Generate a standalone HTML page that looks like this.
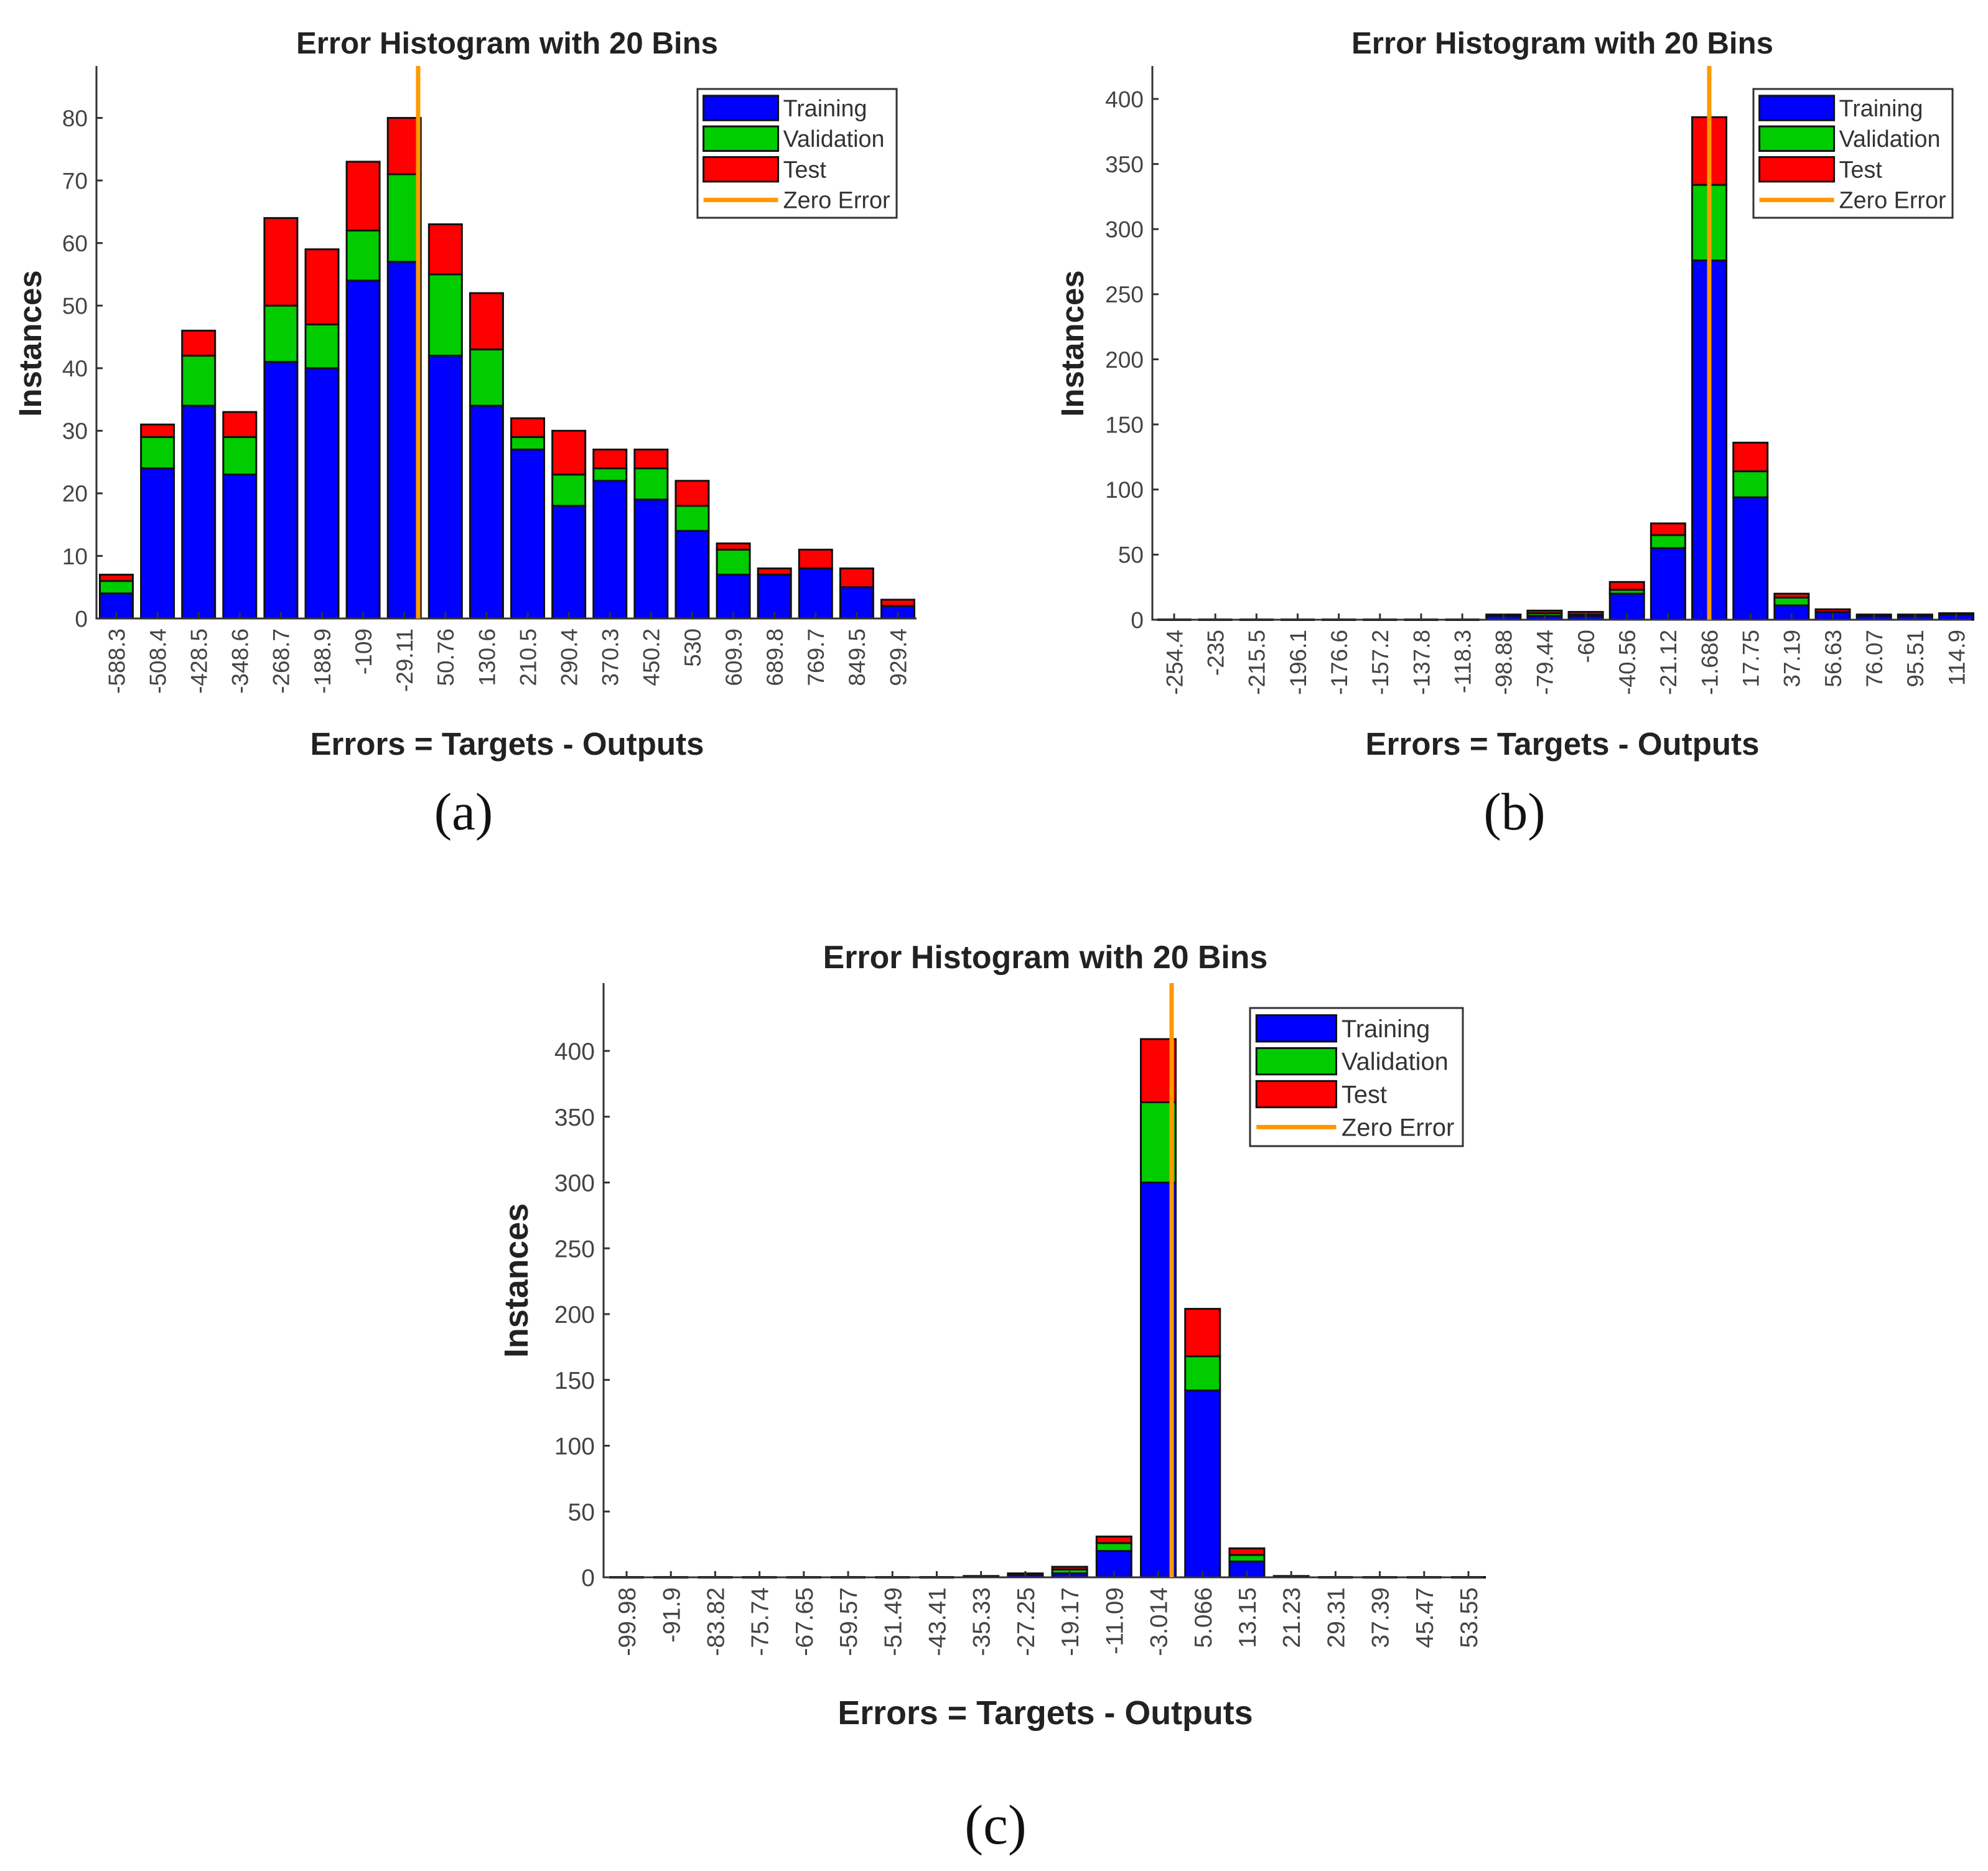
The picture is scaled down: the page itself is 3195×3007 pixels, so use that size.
<!DOCTYPE html>
<html><head><meta charset="utf-8"><style>
html,body{margin:0;padding:0;background:#fff;}
svg{display:block;}
</style></head><body>
<svg id="fig" width="3195" height="3007" viewBox="0 0 3195 3007" xmlns="http://www.w3.org/2000/svg" font-family="Liberation Sans, sans-serif"></svg>
<script>
// Panel (a)
const catsA = ["-588.3","-508.4","-428.5","-348.6","-268.7","-188.9","-109","-29.11","50.76","130.6","210.5","290.4","370.3","450.2","530","609.9","689.8","769.7","849.5","929.4"];
const trainA = [4,24,34,23,41,40,54,57,42,34,27,18,22,19,14,7,7,8,5,2];
const valA   = [2,5,8,6,9,7,8,14,13,9,2,5,2,5,4,4,0,0,0,0];
const testA  = [1,2,4,4,14,12,11,9,8,9,3,7,3,3,4,1,1,3,3,1];
const yTicksA = [0,10,20,30,40,50,60,70,80];
// Panel (b)
const catsB = ["-254.4","-235","-215.5","-196.1","-176.6","-157.2","-137.8","-118.3","-98.88","-79.44","-60","-40.56","-21.12","-1.686","17.75","37.19","56.63","76.07","95.51","114.9"];
const trainB = [0,0,0,0,0,0,0,0,3,3,3,20,55,276,94,11,6,3,3,4];
const valB   = [0,0,0,0,0,0,0,0,0,2,1,3,10,58,20,6,0,0,0,0];
const testB  = [0,0,0,0,0,0,0,0,1,2,2,6,9,52,22,3,2,1,1,1];
const yTicksB = [0,50,100,150,200,250,300,350,400];
// Panel (c)
const catsC = ["-99.98","-91.9","-83.82","-75.74","-67.65","-59.57","-51.49","-43.41","-35.33","-27.25","-19.17","-11.09","-3.014","5.066","13.15","21.23","29.31","37.39","45.47","53.55"];
const trainC = [0,0,0,0,0,0,0,0,1,2,3,20,300,142,12,1,0,0,0,0];
const valC   = [0,0,0,0,0,0,0,0,0,0,3,6,61,26,5,0,0,0,0,0];
const testC  = [0,0,0,0,0,0,0,0,0,1,2,5,48,36,5,0,0,0,0,0];
const yTicksC = [0,50,100,150,200,250,300,350,400];

const NS="http://www.w3.org/2000/svg";
const svg=document.getElementById('fig');
function mk(tag,attrs,parent,text){
  const e=document.createElementNS(NS,tag);
  for(const k in attrs) e.setAttribute(k,attrs[k]);
  if(text!==undefined) e.textContent=text;
  (parent||svg).appendChild(e); return e;
}

function panel(cfg){
  const g=mk('g',{});
  
  
  const L=cfg.left,R=cfg.right,T=cfg.top,B=cfg.bottom;
  const yScale=v=>B-(v-0)*(B-cfg.yAt)/cfg.yVal;
  const xScale=i=>cfg.x0+i*(cfg.x1-cfg.x0)/(cfg.cats.length-1);
  const fs=cfg.fs;
  const t=mk('text',{x:cfg.cx,y:cfg.titleY,'text-anchor':'middle','font-weight':'bold','font-size':fs*1.33,fill:'#222'},g,'Error Histogram with 20 Bins');
  
  
  for(let i=0;i<cfg.cats.length;i++){
    const cx=xScale(i),w=cfg.bw;
    const segs=[[0,cfg.tr[i],'#0000ff','training'],[cfg.tr[i],cfg.tr[i]+cfg.va[i],'#00cc00','validation'],[cfg.tr[i]+cfg.va[i],cfg.tr[i]+cfg.va[i]+cfg.te[i],'#ff0000','test']];
    for(const s of segs){
      if(s[1]<=s[0]) continue;
      const r=mk('rect',{x:cx-w/2,y:yScale(s[1]),width:w,height:yScale(s[0])-yScale(s[1]),fill:s[2],stroke:'#111','stroke-width':3},g);
      
      
    }
    const tot=cfg.tr[i]+cfg.va[i]+cfg.te[i];
    if(tot===0){
      mk('line',{x1:cx-w/2,x2:cx+w/2,y1:B,y2:B,stroke:'#111','stroke-width':4},g);
    }
  }
  const ax=mk('path',{d:`M${L},${T} L${L},${B} L${R},${B}`,fill:'none',stroke:'#333','stroke-width':3},g);
  
  
  for(const v of cfg.yTicks){
    const y=yScale(v);
    mk('line',{x1:L,x2:L+10,y1:y,y2:y,stroke:'#333','stroke-width':3},g);
    const tl=mk('text',{x:L-14,y:y+fs*0.36,'text-anchor':'end','font-size':fs,fill:'#444'},g,String(v));
    
    
  }
  for(let i=0;i<cfg.cats.length;i++){
    const x=xScale(i);
    mk('line',{x1:x,x2:x,y1:B,y2:B-10,stroke:'#333','stroke-width':3},g);
    const tl=mk('text',{x:0,y:0,'text-anchor':'end','font-size':fs,fill:'#444',transform:`translate(${x+fs*0.36},${B+16}) rotate(-90)`},g,cfg.cats[i]);
    
    
  }
  const zl=mk('line',{x1:cfg.zeroX,x2:cfg.zeroX,y1:T,y2:B,stroke:'#ff9900','stroke-width':7},g);
  
  
  const yl=mk('text',{x:0,y:0,'text-anchor':'middle','font-weight':'bold','font-size':fs*1.38,fill:'#222',transform:`translate(${cfg.ylabX},${cfg.ylabY}) rotate(-90)`},g,'Instances');
  
  
  const xl=mk('text',{x:cfg.cx,y:cfg.xlabY,'text-anchor':'middle','font-weight':'bold','font-size':fs*1.38,fill:'#222'},g,'Errors = Targets - Outputs');
  
  
  const cap=mk('text',{x:cfg.capX,y:cfg.capY,'text-anchor':'middle','font-size':fs*2.3,fill:'#111','font-family':'Liberation Serif, serif'},g,cfg.cap);
  
  
  const lg=mk('g',{},g);
  
  
  const lx=cfg.leg[0],ly=cfg.leg[1],lw=cfg.leg[2],lh=cfg.leg[3];
  mk('rect',{x:lx,y:ly,width:lw,height:lh,fill:'#fff',stroke:'#333','stroke-width':3},lg);
  const names=['Training','Validation','Test','Zero Error'];
  const cols=['#0000ff','#00cc00','#ff0000','#ff9900'];
  const rh=lh/4.2;
  for(let k=0;k<4;k++){
    const cy=ly+rh*0.62+k*rh;
    const e=mk('g',{},lg);
    
    
    const sw=lw*0.375;
    if(k<3) mk('rect',{x:lx+lw*0.03,y:cy-rh*0.4,width:sw,height:rh*0.8,fill:cols[k],stroke:'#111','stroke-width':3},e);
    else mk('line',{x1:lx+lw*0.03,x2:lx+lw*0.03+sw,y1:cy,y2:cy,stroke:cols[k],'stroke-width':7},e);
    mk('text',{x:lx+lw*0.43,y:cy+fs*0.36,'font-size':fs*1.02,fill:'#333'},e,names[k]);
  }
}

panel({name:'panel-a',cats:catsA,tr:trainA,va:valA,te:testA,yTicks:yTicksA,
  left:155,right:1473,top:106,bottom:994,yAt:189.5,yVal:80,x0:187,x1:1443,bw:53,zeroX:672,fs:37,
  cx:815,titleY:86,ylabX:66,ylabY:552,xlabY:1213,capX:745,capY:1333,cap:'(a)',leg:[1121,143,320,207]});
panel({name:'panel-b',cats:catsB,tr:trainB,va:valB,te:testB,yTicks:yTicksB,
  left:1852,right:3168,top:106,bottom:996,yAt:159,yVal:400,x0:1887,x1:3144,bw:55,zeroX:2747,fs:37,
  cx:2511,titleY:86,ylabX:1741,ylabY:552,xlabY:1213,capX:2434,capY:1333,cap:'(b)',leg:[2818,143,320,207]});
panel({name:'panel-c',cats:catsC,tr:trainC,va:valC,te:testC,yTicks:yTicksC,
  left:970,right:2384,top:1580,bottom:2535,yAt:1689,yVal:400,x0:1007,x1:2360,bw:56,zeroX:1883,fs:39,
  cx:1680,titleY:1556,ylabX:848,ylabY:2058,xlabY:2771,capX:1600,capY:2963,cap:'(c)',leg:[2009,1620,342,222]});
</script>
</body></html>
_ _ _ _
__PROBLEM__: Scan the material above for the word "that". Copy each line where it occurs.

__ANSWER TO THE PROBLEM__:
Generate a standalone HTML page that looks like this.
The picture is scaled down: the page itself is 3195×3007 pixels, so use that size.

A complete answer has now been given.